Le nouveau gouvernement compte également cinq officiers, dont le général de brigade Mamasaliu Embalo, nommé au poste de ministre de l'Intérieur, et le général Stive Lassana Manssaly qui occupe le portefeuille de la Défense nationale. Quatre femmes intègrent aussi le gouvernement.

M. N'Tam a exhorté le nouveau gouvernement à "lutter contre la corruption et le trafic de drogue", dans ce pays très pauvre et considéré comme une plaque tournante de ce trafic entre l'Amérique latine et l'Europe.

Brièvement arrêté par les militaires mercredi, puis parti au Sénégal jeudi dans un vol affrété par le gouvernement sénégalais, M. Embalo "est arrivé à Brazzaville pour y rester", a affirmé samedi à l'AFP une source proche de la présidence congolaise, sous couvert de l'anonymat.

Echauffourées 

M. Embalo, 53 ans, est réputé proche du président congolais Denis Sassou Nguesso, et s'est rendu à plusieurs reprises en visite au Congo.

"Le président Embalo est arrivé en fin de matinée à Brazzaville à bord d'un jet privé affrété par les autorités", a indiqué à l'AFP une source proche du pouvoir congolais, jointe depuis Bissau.

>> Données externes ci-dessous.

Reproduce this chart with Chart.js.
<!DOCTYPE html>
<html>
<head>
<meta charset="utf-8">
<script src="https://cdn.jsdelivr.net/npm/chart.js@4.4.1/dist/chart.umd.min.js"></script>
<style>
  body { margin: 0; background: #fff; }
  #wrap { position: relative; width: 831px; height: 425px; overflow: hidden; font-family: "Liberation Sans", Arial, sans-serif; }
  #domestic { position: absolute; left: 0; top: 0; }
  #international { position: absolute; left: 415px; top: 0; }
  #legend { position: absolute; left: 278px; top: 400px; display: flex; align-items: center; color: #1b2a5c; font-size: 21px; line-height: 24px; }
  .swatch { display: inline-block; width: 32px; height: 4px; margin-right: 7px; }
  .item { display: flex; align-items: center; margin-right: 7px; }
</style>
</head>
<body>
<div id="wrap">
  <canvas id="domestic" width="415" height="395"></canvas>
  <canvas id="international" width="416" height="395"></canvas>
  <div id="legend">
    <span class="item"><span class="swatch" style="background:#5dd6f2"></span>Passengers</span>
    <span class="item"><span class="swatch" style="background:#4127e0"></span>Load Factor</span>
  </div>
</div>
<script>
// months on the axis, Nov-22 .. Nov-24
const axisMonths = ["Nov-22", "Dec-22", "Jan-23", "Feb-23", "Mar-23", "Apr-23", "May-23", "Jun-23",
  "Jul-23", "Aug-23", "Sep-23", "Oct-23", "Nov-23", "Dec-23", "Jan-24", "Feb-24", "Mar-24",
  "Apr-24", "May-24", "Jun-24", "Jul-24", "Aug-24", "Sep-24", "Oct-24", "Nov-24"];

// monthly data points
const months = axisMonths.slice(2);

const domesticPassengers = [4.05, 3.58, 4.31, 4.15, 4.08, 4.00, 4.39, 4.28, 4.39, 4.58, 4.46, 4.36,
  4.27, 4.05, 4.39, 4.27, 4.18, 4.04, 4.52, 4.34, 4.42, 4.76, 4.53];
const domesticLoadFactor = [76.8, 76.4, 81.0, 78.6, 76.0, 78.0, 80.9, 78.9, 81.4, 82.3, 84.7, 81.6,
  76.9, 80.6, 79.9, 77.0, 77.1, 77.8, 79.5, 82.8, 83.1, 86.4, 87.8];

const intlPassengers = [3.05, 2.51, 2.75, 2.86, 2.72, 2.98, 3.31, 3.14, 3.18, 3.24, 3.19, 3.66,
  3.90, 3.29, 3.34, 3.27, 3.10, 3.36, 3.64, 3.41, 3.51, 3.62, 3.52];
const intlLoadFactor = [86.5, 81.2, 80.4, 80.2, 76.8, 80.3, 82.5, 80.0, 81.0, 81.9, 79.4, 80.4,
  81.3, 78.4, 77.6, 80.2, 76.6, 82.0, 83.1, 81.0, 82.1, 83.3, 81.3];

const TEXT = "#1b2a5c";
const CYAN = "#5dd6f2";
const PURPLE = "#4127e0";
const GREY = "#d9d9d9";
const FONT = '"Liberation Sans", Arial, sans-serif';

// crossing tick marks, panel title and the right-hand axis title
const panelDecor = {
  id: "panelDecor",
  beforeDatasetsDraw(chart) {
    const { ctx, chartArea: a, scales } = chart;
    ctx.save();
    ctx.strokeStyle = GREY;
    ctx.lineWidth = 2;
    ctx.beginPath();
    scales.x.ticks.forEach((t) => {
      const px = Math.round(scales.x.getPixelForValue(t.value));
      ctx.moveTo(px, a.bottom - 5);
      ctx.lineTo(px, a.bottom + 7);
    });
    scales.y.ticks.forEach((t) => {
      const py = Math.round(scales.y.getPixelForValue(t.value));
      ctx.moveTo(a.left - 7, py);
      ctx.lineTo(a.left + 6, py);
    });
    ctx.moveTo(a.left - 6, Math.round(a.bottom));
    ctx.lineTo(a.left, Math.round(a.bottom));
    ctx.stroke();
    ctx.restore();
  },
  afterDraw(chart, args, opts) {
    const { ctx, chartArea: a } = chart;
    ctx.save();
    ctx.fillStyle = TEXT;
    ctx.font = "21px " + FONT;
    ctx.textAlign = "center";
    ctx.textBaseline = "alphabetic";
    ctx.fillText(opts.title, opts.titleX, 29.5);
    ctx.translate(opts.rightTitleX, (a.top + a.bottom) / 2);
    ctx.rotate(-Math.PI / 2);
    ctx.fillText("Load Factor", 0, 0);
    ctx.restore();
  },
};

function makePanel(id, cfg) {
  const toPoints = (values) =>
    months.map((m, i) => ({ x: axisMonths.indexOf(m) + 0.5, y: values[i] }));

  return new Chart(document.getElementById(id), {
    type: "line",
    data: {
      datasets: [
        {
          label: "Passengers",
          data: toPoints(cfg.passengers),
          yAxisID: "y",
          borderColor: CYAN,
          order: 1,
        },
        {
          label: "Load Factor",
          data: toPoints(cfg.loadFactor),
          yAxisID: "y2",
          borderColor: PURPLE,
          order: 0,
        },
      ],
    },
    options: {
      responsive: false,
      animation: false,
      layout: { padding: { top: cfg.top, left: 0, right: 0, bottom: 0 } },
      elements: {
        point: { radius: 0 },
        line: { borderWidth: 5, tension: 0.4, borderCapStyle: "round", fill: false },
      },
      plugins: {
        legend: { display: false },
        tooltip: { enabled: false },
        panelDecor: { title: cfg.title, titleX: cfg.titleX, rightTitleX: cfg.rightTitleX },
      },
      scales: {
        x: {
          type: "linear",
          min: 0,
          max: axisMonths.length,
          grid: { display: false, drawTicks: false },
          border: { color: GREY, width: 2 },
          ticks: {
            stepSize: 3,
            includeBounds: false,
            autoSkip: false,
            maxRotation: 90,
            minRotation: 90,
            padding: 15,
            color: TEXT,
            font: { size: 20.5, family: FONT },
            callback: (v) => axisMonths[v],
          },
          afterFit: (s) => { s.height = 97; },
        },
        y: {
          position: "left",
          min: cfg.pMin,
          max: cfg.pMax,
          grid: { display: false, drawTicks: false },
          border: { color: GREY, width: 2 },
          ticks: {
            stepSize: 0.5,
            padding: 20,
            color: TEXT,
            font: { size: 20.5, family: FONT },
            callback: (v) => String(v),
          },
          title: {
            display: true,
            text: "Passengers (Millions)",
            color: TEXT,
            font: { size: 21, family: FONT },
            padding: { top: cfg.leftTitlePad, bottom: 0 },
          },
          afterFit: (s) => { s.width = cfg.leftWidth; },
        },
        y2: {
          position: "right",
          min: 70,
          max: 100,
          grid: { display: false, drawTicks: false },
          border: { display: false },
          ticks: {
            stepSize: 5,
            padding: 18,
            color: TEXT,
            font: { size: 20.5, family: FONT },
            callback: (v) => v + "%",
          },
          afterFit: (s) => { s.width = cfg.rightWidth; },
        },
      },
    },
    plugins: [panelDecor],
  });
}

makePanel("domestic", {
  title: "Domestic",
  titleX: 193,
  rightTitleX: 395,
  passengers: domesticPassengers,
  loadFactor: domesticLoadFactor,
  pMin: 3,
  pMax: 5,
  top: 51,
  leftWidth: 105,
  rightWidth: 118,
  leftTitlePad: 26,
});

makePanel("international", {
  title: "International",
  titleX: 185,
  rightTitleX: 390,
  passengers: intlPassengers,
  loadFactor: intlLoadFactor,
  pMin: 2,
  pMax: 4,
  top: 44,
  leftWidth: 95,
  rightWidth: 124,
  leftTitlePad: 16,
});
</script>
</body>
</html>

Dans la capitale bissau-guinéenne, le Parti Africain pour l'Indépendance de la Guinée et du Cap-Vert (PAIGC), puissante et historique formation d'opposition, a dénoncé l'"envahissement" de son siège samedi matin dans la capitale et des "dégradations" par des "miliciens armés".

Selon le PAIGC, ces derniers ont "procédé à l'expulsion de toutes les personnes qui s'y trouvaient, à l’effraction des portes de bureaux et à la grave violation de l’intégrité des installations".

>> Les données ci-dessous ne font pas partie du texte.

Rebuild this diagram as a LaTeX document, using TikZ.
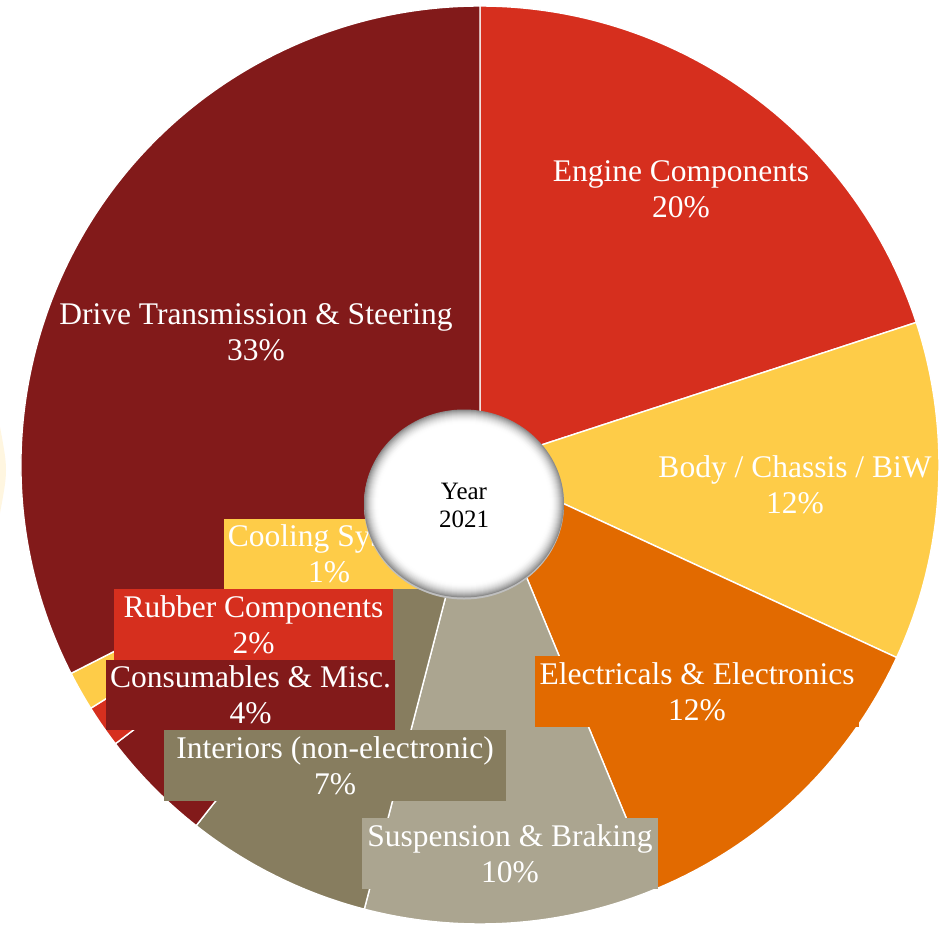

Le principal opposant Domingos Simoes Pereira - dirigeant du PAIGC, parti ayant mené la Guinée-Bissau à l'indépendance en 1974 - avait été écarté de la présidentielle du 23 novembre. Le parti avait ensuite soutenu le candidat d'opposition Fernando Dias, devenu le principal adversaire de M. Embalo lors du scrutin.

M. Pereira a été arrêté mercredi en Guinée-Bissau, selon des proches et un collaborateur.

Dans une déclaration jeudi à l'AFP, M. Dias affirme avoir largement remporté la présidentielle au premier tour et accuse M. Embalo d'avoir "organisé" le coup d'Etat pour empêcher son accession au pouvoir.

M. Dias affirme être "en sécurité" et se cacher dans le pays.

Par ailleurs, des échauffourées mineures ont eu lieu samedi dans la matinée dans un quartier périphérique de Bissau, non loin du siège de campagne de M. Dias, ont constaté des journalistes de l'AFP.

Mercredi, les auteurs du putsch avaient expliqué vouloir garantir la "sécurité au niveau national et rétablir l'ordre", évoquant la découverte par les "renseignements généraux" d'un "plan visant à déstabiliser le pays avec l'implication des barons nationaux de la drogue".

Des opposants et des experts soupçonnent néanmoins M. Embalo, au pouvoir depuis 2020, d'avoir orchestré lui-même son renversement afin d'arrêter le processus électoral.

Coup "factice" 

La prise de pouvoir par les militaires a été largement critiquée, notamment par le secrétaire général de l'ONU Antonio Guterres qui a dénoncé une "violation des principes démocratiques".

La Communauté économique des Etats de l'Afrique de l'Ouest (Cedeao) a suspendu la Guinée-Bissau de "tous ses organes décisionnels". L'Union africaine (UA) a également suspendu le pays de ses instances.

Samedi, le président du Conseil des Sages et ancien chef d'Etat du Nigeria, Goodluck Jonathan, qui faisait partie des observateurs des scrutins du 23 novembre, a à nouveau affirmé que le coup d'état était selon lui "factice".

Il répondait à un journaliste de la télévision nationale après avoir briefé le président nigérian Bola Tinubu sur la situation en Guinée-Bissau.

"C'est une cérémonie mise en scène par le chef de l'Etat (Embalo, NDLR) lui même", a-t-il accusé. "Nous sommes fatigués de tout cela en Afrique....", a-t-il fustigé.

La Guinée-Bissau, située entre le Sénégal et la Guinée (Conakry), a déjà connu quatre coups d'Etat et une kyrielle de tentatives de putsch depuis son indépendance du Portugal en 1974. La proclamation des résultats électoraux y a souvent donné lieu à des contestations.